3) Parlamentares do PC do B novamente liberaram emendas parlamentares para a história do PC do B na UNE, pois esse tipo de história só interessam a eles. É sempre bom lembrar que os mesmos poderiam ter destinado tais recursos para suas cidades ou Estados que dizem representar.
- Nome do Projeto: Sempre Jovem Sexagenária
- Número do Projeto (PRONAC): 0710778
- Nome do Proponente: União Nacional dos Estudantes - UNE
- Síntese do Projeto: Visa recuperar e organizar as informações sobre a história, através do levantamento de dados, organização de um acervo de documentos, coleta de depoimentos orais de ex-militantes, pretende ainda publicar um livro e um documentário, objetivando desenvolver a arte em geral envolvendo a área da leitura.
- Valor Aprovado: 706.470,00
- Valor Captado: 650,00
Emenda do Tesouro
Deputado Federal: Alice Portugal: 13.392.1142.4796.0264 - R$ 200.000,00 Deputado Federal: Inácio Arruda: 13.392.1142.4796.0264 - R$ 200.000,00 Deputado Federal: Renildo Calheiros: 13.392.1142.4796.0001 - R$ 250.000,00 TOTAL DE EMENDAS : R$ 650.000,00/ Aguarda descontingenciar orçamento/limite Financ.
- Fonte: http://www.cultura.gov.br/salic4/index.php?pronac=0710778


Quando da reconstrução da UNE em 1979, José Genoino, então ex-militante do PC do B no Araguaia afirmou:

“Para a reconstrução existir de fato é preciso que os estudantes sintam realmente a necessidade de ter sua entidade.

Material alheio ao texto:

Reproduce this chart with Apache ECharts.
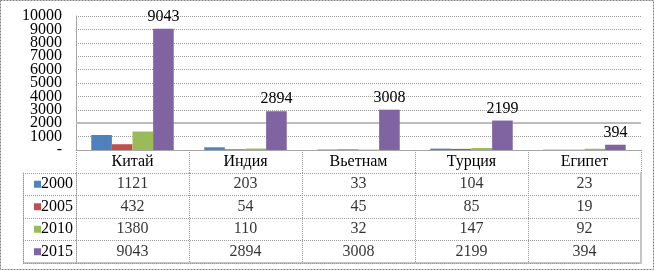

É imprescindível que eles se unam em torno da bandeira da União Nacional dos Estudantes, num programa comum, tirado das lutas que estão sendo travadas por todo o povo brasileiro. Acho que ela será recriada com o objetivo de conquistar uma representatividade expressiva, de ganhar respaldo, e não podemos imaginar que ela só deva ser recriada quando tivermos todas as entidades de base reconstruídas, pois a UNE não é uma soma de entidades. Para ser uma entidade forte é necessário que ela nasça com uma política de fortalecimento, tanto a nível das escolas quanto das universidades” (Entrevista ao UEB Urgente – Proposta para a UNE Unitária e Independente. Nº5. Maio de 79).

A partir do que disse Genoíno, concluímos que no terreno histórico da UNE deveria ser construído um monumento e um auditório. O primeiro para termos uma referência da luta do passado. O segundo para que os estudantes possam debater sobre as suas lutas e a luta a favor do povo brasileiro.
Na iminência do anúncio pelo Presidente Lula da injeção de mais de R$30 milhões de recursos do povo brasileiro à UJS do PC do B – é bom salientar em projetos de tal natureza que o valor estimado acaba sendo duas ou três vezes até o final da obra –, seria bom perguntar aos estudantes brasileiros em que ação o Estado deveria investir: em um prédio monstruoso para um grupo político-partidário? Ou investir na juventude brasileira?
A sensibilidade do Presidente Lula com a juventude brasileira falará mais alto, pois quando jovem ele teve as piores oportunidades para sobreviver, estudar e se profissionalizar. Muitos dos que hoje são parlamentares, ministros, magistrados, governadores, prefeitos e os que ocupam as mais diversas funções na vida pública também foram estudantes e sabem muito bem o que acontece quando as lideranças estudantis não atuam a favor dos estudantes. Sabem dos sacrifícios familiares e pessoais para ter êxito nos estudos.
Para chegar à Presidência da República, Lula também precisou da participação dos jovens de comunidades rurais, jovens moradores de favelas precarizadas, de universitários, de jovens de camadas populares, filhos de pais analfabetos e de jovens que nunca conseguiram chegar à universidade.Certamente irá dar uma chance aos jovens como vem fazendo, mas que reconhecidamente é necessário fazer ainda mais.
Mas a direção da UNE ainda precisa muito a aprender, pois não basta dizer-se socialista. Como disse Lênin: “Portanto, ser comunista significa organizar e unir toda a jovem geração, dar exemplo de educação e de disciplina nessa luta. Então vocês poderão compreender e levar a termo a construção da sociedade comunista” (em texto do livro As tarefas revolucionárias da juventude”.